In the House/ Dans La Maison (2012) - Ozon
With In the House, François Ozon, best
known for his Hitchcockian, genre-twisting little psychological thrillers (Under the
Sand, Swimming Pool), offers up one of his best films in years. It is clear from the beginning, with the title sequence on a school notebook and as
Fabrice Luchini's jaded High School Literature teacher cynically commenting on a new rule on school uniforms at the first day
of school that something deliciously sinister is brewing.
Germain
(Fabrice Luchini) notices Claude (Ernst Umhauer)'s writing while
correcting mountains of his students' weekly assignment. It's the
16-year old's description of his friend's mom that catches
his eye, "that unmistakable odor of a middle-class woman," which stands
out among
the sea of mindless scribbles about cell phones and pizzas. He reads on
and sees potential. His interest is piqued. After reading more of
Claude's 'observations', Germain is hooked. He zeros in on the boy,
tutoring
and egging him on to go on his writing about his friend's 'perfect
family', even if it means the
story becoming increasingly, uncomfortably voyeuristic. Claude gains an
access to the family and the house in the pretense of tutoring his
friend Rafa on
math. This 'perfect family' consists of Rafa, an affable, ordinary kid,
Rafa Sr. (Denis
Ménochet), a macho man obsessed with sports and everything China and
Esther
(Emmanuelle Seigner), an alluring but bored housewife. Claude
strategically
advances on and pulls back from the family under Germain's instructions.
Is Germain precariously
living his desires and unfulfilled ambition through his young pupil?
What's his endgame?
As usual, Ozon's layered, sophisticated pulp is impossible to
resist. It pulls you right in with the
promise of voyeuristic pleasure. But just like Julie in Swimming Pool,
it's young Claude
who becomes an unreliable narrator. He starts out seemingly as an
innocent pupil,
writing up everything he sees to please his teacher. The thing is, we
know
nothing about Claude: we never see his house nor his parents.

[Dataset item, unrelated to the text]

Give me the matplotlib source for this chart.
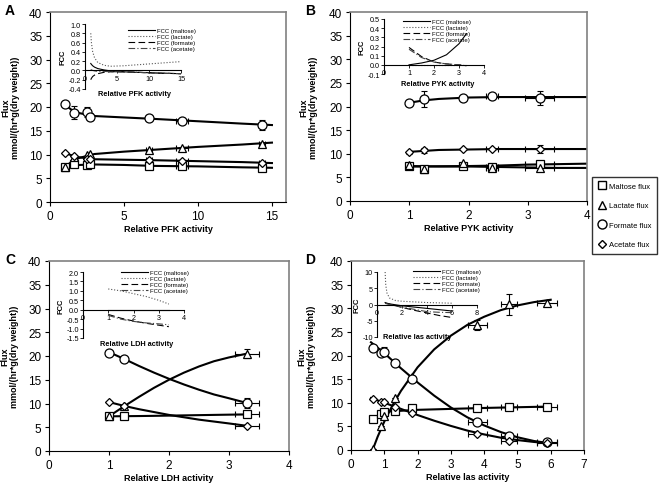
import matplotlib
matplotlib.use('Agg')
import matplotlib.pyplot as plt
import numpy as np

plt.rcParams['font.family'] = ['Liberation Sans', 'DejaVu Sans']

# ---------------- data ----------------
# panel A : PFK
A_x = [1.0, 1.6, 2.5, 2.7, 6.7, 8.9, 14.3]
A_maltose = [7.3, 7.9, 7.8, 7.9, 7.6, 7.5, 7.2]
A_lactate = [7.3, 9.4, 9.8, 10.1, 11.0, 11.4, 12.3]
A_formate = [20.7, 18.8, 18.9, 18.0, 17.6, 17.1, 16.2]
A_acetate = [10.3, 9.6, 9.1, 9.0, 8.8, 8.6, 8.2]
A_xerr = [0, 0, 0, 0, 0.2, 0.4, 0.2]
A_formate_err = [0, 1.4, 1.0, 0.7, 0.3, 0.3, 1.0]
A_fit_x = [1, 1.5, 2, 3, 5, 7, 10, 13, 15]
A_fit_maltose = [7.3, 7.6, 7.8, 7.9, 7.8, 7.6, 7.5, 7.3, 7.2]
A_fit_lactate = [7.3, 8.6, 9.3, 10.1, 10.6, 11.0, 11.6, 12.1, 12.5]
A_fit_formate = [20.5, 19.3, 18.7, 18.1, 17.8, 17.5, 17.0, 16.5, 16.2]
A_fit_acetate = [10.3, 9.8, 9.4, 9.0, 8.9, 8.8, 8.6, 8.4, 8.2]
A_fcc_x = [0.9, 1.0, 1.2, 1.5, 2, 3, 4, 6, 8, 10, 12, 15]
A_fcc_maltose = [0.15, 0.13, 0.1, 0.07, 0.04, 0.01, -0.01, -0.03, -0.04, -0.05, -0.06, -0.07]
A_fcc_lactate = [0.8, 0.6, 0.4, 0.27, 0.17, 0.11, 0.09, 0.1, 0.12, 0.14, 0.16, 0.19]
A_fcc_formate = [-0.2, -0.17, -0.13, -0.1, -0.07, -0.04, -0.03, -0.03, -0.04, -0.05, -0.06, -0.07]
A_fcc_acetate = [0.02, 0.01, 0.0, -0.01, -0.02, -0.02, -0.03, -0.03, -0.04, -0.05, -0.06, -0.07]

# panel B : PYK
B_x = [1.0, 1.25, 1.9, 2.4, 3.2]
B_maltose = [7.5, 6.8, 7.4, 7.3, 7.8]
B_lactate = [7.6, 6.7, 8.0, 7.0, 6.9]
B_formate = [20.7, 21.6, 21.7, 22.3, 21.8]
B_acetate = [10.3, 10.7, 10.9, 11.1, 11.0]
B_xerr = [0, 0, 0, 0.1, 0.25]
B_formate_err = [0.5, 1.7, 0.3, 0.3, 1.5]
B_acetate_err = [0.3, 0.6, 0.2, 0.2, 0.8]
B_fit_x = [1, 1.25, 1.5, 2, 2.5, 3, 3.5, 4]
B_fit_maltose = [7.3, 7.3, 7.35, 7.4, 7.5, 7.7, 7.8, 7.9]
B_fit_lactate = [7.4, 7.35, 7.3, 7.3, 7.2, 7.1, 7.0, 7.0]
B_fit_formate = [20.8, 21.3, 21.6, 21.9, 22.0, 22.0, 22.0, 22.0]
B_fit_acetate = [10.4, 10.6, 10.8, 10.9, 11.0, 11.0, 11.0, 11.0]
B_fcc_x = [1, 1.5, 2, 2.5, 3, 3.3]
B_fcc_maltose = [0.0, 0.02, 0.05, 0.11, 0.23, 0.34]
B_fcc_lactate = [0.0, 0.0, 0.0, 0.0, 0.0, 0.0]
B_fcc_formate = [0.19, 0.09, 0.03, 0.01, 0.0, -0.01]
B_fcc_acetate = [0.17, 0.08, 0.03, 0.01, 0.0, -0.01]

# panel C : LDH
C_x = [1.0, 1.25, 3.3]
C_maltose = [7.3, 7.3, 7.7]
C_lactate = [7.3, 9.5, 20.5]
C_formate = [20.7, 19.4, 10.1]
C_acetate = [10.3, 9.5, 5.3]
C_xerr = [0, 0, 0.2]
C_lactate_err = [0, 0, 1.0]
C_formate_err = [0, 0, 1.0]
C_fit_x = [1.0, 1.25, 1.5, 1.75, 2.0, 2.25, 2.5, 2.75, 3.0, 3.3]
C_fit_maltose = [7.3, 7.33, 7.36, 7.4, 7.45, 7.5, 7.55, 7.6, 7.65, 7.7]
C_fit_lactate = [7.3, 9.4, 11.4, 13.3, 15.0, 16.5, 17.8, 18.9, 19.7, 20.5]
C_fit_formate = [20.8, 19.4, 17.9, 16.5, 15.2, 14.0, 12.9, 11.9, 11.1, 10.1]
C_fit_acetate = [10.3, 9.5, 8.8, 8.2, 7.6, 7.1, 6.6, 6.2, 5.8, 5.3]
C_fcc_x = [1, 1.5, 2, 2.5, 3, 3.4]
C_fcc_maltose = [0.0, 0.0, 0.0, 0.0, 0.0, 0.0]
C_fcc_lactate = [1.1, 1.0, 0.85, 0.7, 0.5, 0.3]
C_fcc_formate = [-0.25, -0.45, -0.6, -0.72, -0.82, -0.9]
C_fcc_acetate = [-0.3, -0.5, -0.62, -0.7, -0.75, -0.8]

# panel D : las
D_x = [0.65, 0.9, 1.0, 1.33, 1.82, 3.8, 4.75, 5.9]
D_maltose = [6.6, 7.7, 8.0, 8.3, 8.8, 8.8, 9.1, 9.2]
D_lactate = [0.3, 5.1, 7.2, 11.0, 15.5, 26.5, 30.8, 31.2]
D_formate = [21.6, 20.6, 20.8, 18.4, 15.1, 6.0, 3.0, 1.6]
D_acetate = [10.8, 10.2, 10.2, 9.0, 7.8, 3.4, 2.0, 1.5]
D_xerr = [0, 0, 0, 0, 0, 0.3, 0.25, 0.3]
D_lactate_err = [0, 0, 0, 0, 0, 1.0, 2.2, 0.5]
D_formate_err = [0, 0, 1.0, 0, 0, 0, 0, 0]
D_fit_x = [0.6, 1.0, 1.5, 2.0, 2.5, 3.0, 3.5, 4.0, 4.5, 5.0, 5.5, 6.0]
D_fit_formate = [22.8, 20.5, 17.3, 14.3, 11.5, 9.0, 6.9, 5.2, 3.8, 2.7, 1.9, 1.4]
D_fit_acetate = [11.0, 10.0, 8.7, 7.4, 6.2, 5.1, 4.1, 3.3, 2.6, 2.1, 1.7, 1.4]
D_fit_lac_x = [0.65, 0.8, 1.0, 1.25, 1.5, 2.0, 2.5, 3.0, 3.5, 4.0, 4.5, 5.0, 5.5, 6.0]
D_fit_lactate = [0.0, 2.8, 6.0, 9.5, 12.5, 17.5, 21.3, 24.2, 26.5, 28.2, 29.6, 30.6, 31.3, 31.8]
D_fit_mal_x = [1.0, 2.0, 3.0, 4.0, 5.0, 6.0]
D_fit_maltose = [8.1, 8.5, 8.7, 8.9, 9.05, 9.2]
D_fcc_x = [0.65, 0.7, 0.8, 1.0, 1.5, 2, 3, 4, 5, 6]
D_fcc_maltose = [0.6, 0.5, 0.4, 0.2, -0.1, -0.4, -0.8, -1.2, -1.6, -2.0]
D_fcc_lactate = [10, 6, 3.5, 2, 1.2, 1.0, 0.8, 0.6, 0.5, 0.4]
D_fcc_formate = [0.5, 0.4, 0.3, 0.1, -0.4, -0.9, -1.8, -2.6, -3.4, -4.0]
D_fcc_acetate = [0.4, 0.3, 0.2, 0.0, -0.4, -0.8, -1.5, -2.2, -2.4, -2.5]

fcc_names = ['FCC (maltose)', 'FCC (lactate)', 'FCC (formate)', 'FCC (acetate)']
flux_names = ['Maltose flux', 'Lactate flux', 'Formate flux', 'Acetate flux']

fig = plt.figure(figsize=(6.64, 4.85), dpi=100)

def px(l, t, r, b):
    # pixel box -> figure fraction
    return [l / 664, 1 - b / 485, (r - l) / 664, (b - t) / 485]

mk = dict(mfc='white', mec='black', mew=0.9, ls='none', zorder=4)
eb = dict(fmt='none', ecolor='black', elinewidth=0.8, capsize=2, capthick=0.8, zorder=3)
markers = ['s', '^', 'o', 'D']
msizes = [5.5, 6, 6.5, 4.5]

def main_panel(box, letter, xmax, xticks, xlabel, ylab_px, x, series, fits, xerr, yerrs):
    ax = fig.add_axes(px(*box))
    for fx, fy in fits:
        ax.plot(fx, fy, color='black', lw=1.5, zorder=2)
    for y, m, s, ye in zip(series, markers, msizes, yerrs):
        ax.errorbar(x, y, xerr=xerr, yerr=ye, **eb)
        ax.plot(x, y, marker=m, ms=s, **mk)
    ax.set_xlim(0, xmax)
    ax.set_ylim(0, 40)
    ax.set_xticks(xticks)
    ax.set_yticks(range(0, 41, 5))
    ax.tick_params(labelsize=8.5, direction='out', length=3, width=0.8, pad=2.5)
    for s in ['top', 'right']:
        ax.spines[s].set_color('#808080')
        ax.spines[s].set_linewidth(1.2)
    ax.set_xlabel(xlabel, fontsize=6.5, fontweight='bold', labelpad=2)
    ax.set_ylabel('Flux\nmmol/(hr*g(dry weight))', fontsize=6.5, fontweight='bold',
                  linespacing=1.1)
    w = box[2] - box[0]
    ax.yaxis.set_label_coords((ylab_px - box[0]) / w, 0.5)
    lx = 5 if letter in 'AC' else 305
    fig.text(lx / 664, 1 - (box[1] - 9) / 485, letter, fontsize=10,
             fontweight='bold', va='top', ha='left')
    return ax

def inset(box, xmax, xticks, ylim, yticks, yfmt, fx, fcc, xlabel, lab_pos, leg_pos):
    ax = fig.add_axes(px(*box))
    styles = [('-', 'black'), (':', '#555555'), ((0, (6, 3)), 'black'), ((0, (6, 2, 1, 2)), '#444444')]
    for fy, (ls, c), name in zip(fcc, styles, fcc_names):
        ax.plot(fx, fy, ls=ls, color=c, lw=0.8, label=name)
    ax.set_xlim(0, xmax)
    ax.set_ylim(*ylim)
    ax.set_xticks(xticks)
    ax.set_yticks(yticks)
    ax.set_yticklabels([yfmt.format(v) for v in yticks])
    ax.spines['top'].set_visible(False)
    ax.spines['right'].set_visible(False)
    ax.spines['bottom'].set_position(('data', 0))
    ax.spines['left'].set_linewidth(0.8)
    ax.spines['bottom'].set_linewidth(0.8)
    ax.tick_params(labelsize=5.2, direction='out', length=2, width=0.6, pad=1)
    ax.patch.set_alpha(0)
    ax.set_ylabel('FCC', fontsize=5.5, fontweight='bold', labelpad=1)
    fig.text(lab_pos[0] / 664, 1 - lab_pos[1] / 485, xlabel, fontsize=5.3,
             fontweight='bold', va='center')
    ax.legend(loc='upper left', bbox_to_anchor=(leg_pos[0] / 664, 1 - leg_pos[1] / 485),
              bbox_transform=fig.transFigure, fontsize=4.3, frameon=False,
              handlelength=4.5, handletextpad=0.3, labelspacing=0.15, borderpad=0)
    return ax

axA = main_panel((50, 13, 286, 203), 'A', 15.95, [0, 5, 10, 15], 'Relative PFK activity', 20,
                 A_x, [A_maltose, A_lactate, A_formate, A_acetate],
                 [(A_fit_x, A_fit_maltose), (A_fit_x, A_fit_lactate),
                  (A_fit_x, A_fit_formate), (A_fit_x, A_fit_acetate)],
                 A_xerr, [None, None, A_formate_err, None])
axB = main_panel((350, 13, 587, 202), 'B', 4, [0, 1, 2, 3, 4], 'Relative PYK activity', 318,
                 B_x, [B_maltose, B_lactate, B_formate, B_acetate],
                 [(B_fit_x, B_fit_maltose), (B_fit_x, B_fit_lactate),
                  (B_fit_x, B_fit_formate), (B_fit_x, B_fit_acetate)],
                 B_xerr, [None, None, B_formate_err, B_acetate_err])
axC = main_panel((49, 262, 289, 452), 'C', 4, [0, 1, 2, 3, 4], 'Relative LDH activity', 19,
                 C_x, [C_maltose, C_lactate, C_formate, C_acetate],
                 [(C_fit_x, C_fit_maltose), (C_fit_x, C_fit_lactate),
                  (C_fit_x, C_fit_formate), (C_fit_x, C_fit_acetate)],
                 C_xerr, [None, C_lactate_err, C_formate_err, None])
axD = main_panel((351, 262, 584, 451), 'D', 7, range(8), 'Relative las activity', 316,
                 D_x, [D_maltose, D_lactate, D_formate, D_acetate],
                 [(D_fit_mal_x, D_fit_maltose), (D_fit_lac_x, D_fit_lactate),
                  (D_fit_x, D_fit_formate), (D_fit_x, D_fit_acetate)],
                 D_xerr, [None, D_lactate_err, D_formate_err, None])

inset((85, 25, 181, 90), 15, [0, 5, 10, 15], (-0.4, 1.0), np.arange(-0.4, 1.01, 0.2), '{:.1f}',
      A_fcc_x, [A_fcc_maltose, A_fcc_lactate, A_fcc_formate, A_fcc_acetate],
      'Relative PFK activity', (98, 95), (125, 26))
inset((384, 20, 484, 75), 4, [0, 1, 2, 3, 4], (-0.1, 0.5), np.arange(-0.1, 0.51, 0.1), '{:.1f}',
      B_fcc_x, [B_fcc_maltose, B_fcc_lactate, B_fcc_formate, B_fcc_acetate],
      'Relative PYK activity', (401, 85), (400, 17))
inset((83, 273, 184, 339), 4, [0, 1, 2, 3, 4], (-1.5, 2.0), np.arange(-1.5, 2.01, 0.5), '{:.1f}',
      C_fcc_x, [C_fcc_maltose, C_fcc_lactate, C_fcc_formate, C_fcc_acetate],
      'Relative LDH activity', (100, 344), (118, 268))
inset((377, 273, 477, 338), 8, [0, 2, 4, 6, 8], (-10, 10), [-10, -5, 0, 5, 10], '{:.0f}',
      D_fcc_x, [D_fcc_maltose, D_fcc_lactate, D_fcc_formate, D_fcc_acetate],
      'Relative las activity', (383, 338), (410, 267))

# shared legend at right
handles = [plt.Line2D([], [], marker=m, color='black', mfc='white', mec='black', ms=s, ls='none')
           for m, s in zip(markers, msizes)]
fig.legend(handles, flux_names, loc='upper left', bbox_to_anchor=(592 / 664, 1 - 178 / 485),
           fontsize=5.5, frameon=True, fancybox=False, edgecolor='black',
           labelspacing=1.6, handletextpad=0.3, borderpad=0.7, handlelength=1.2,
           borderaxespad=0)

fig.savefig('out.png', dpi=100)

Ozon
teases us with the notion of what's fiction and what's real. As the
'spying' goes
along, it's incensed Germain who loses control and helplessly falls
victim to the
narrative he helps to create.
The acting is superb all around. Luchini's usual self-absorbed upper-class
nebbishness is a perfect fit for the role of a failed writer/depressed
High School teacher. Kristin Scott Thomas is just as immaculate as
Germain's superficial wife who manages an art gallery that
displays dictator themed blow-up sex dolls and penis swastikas. The
newcomer Ernst Umhauer shines as fresh-faced Claude who can turn the
tables on manipulative and overbearing Germain and go mano-a-mano with him on storytelling.
It is very hard to do a comedy about writing well. In the House takes on classic storytelling how Spike Jonze's Adaptation
took on screenwriting, without cheeky showmanship or self-referential
cleverness. It is seductive, witty and deliciously naughty piece of
filmmaking.
In the House opens on April 19 in New York and LA followed by national release.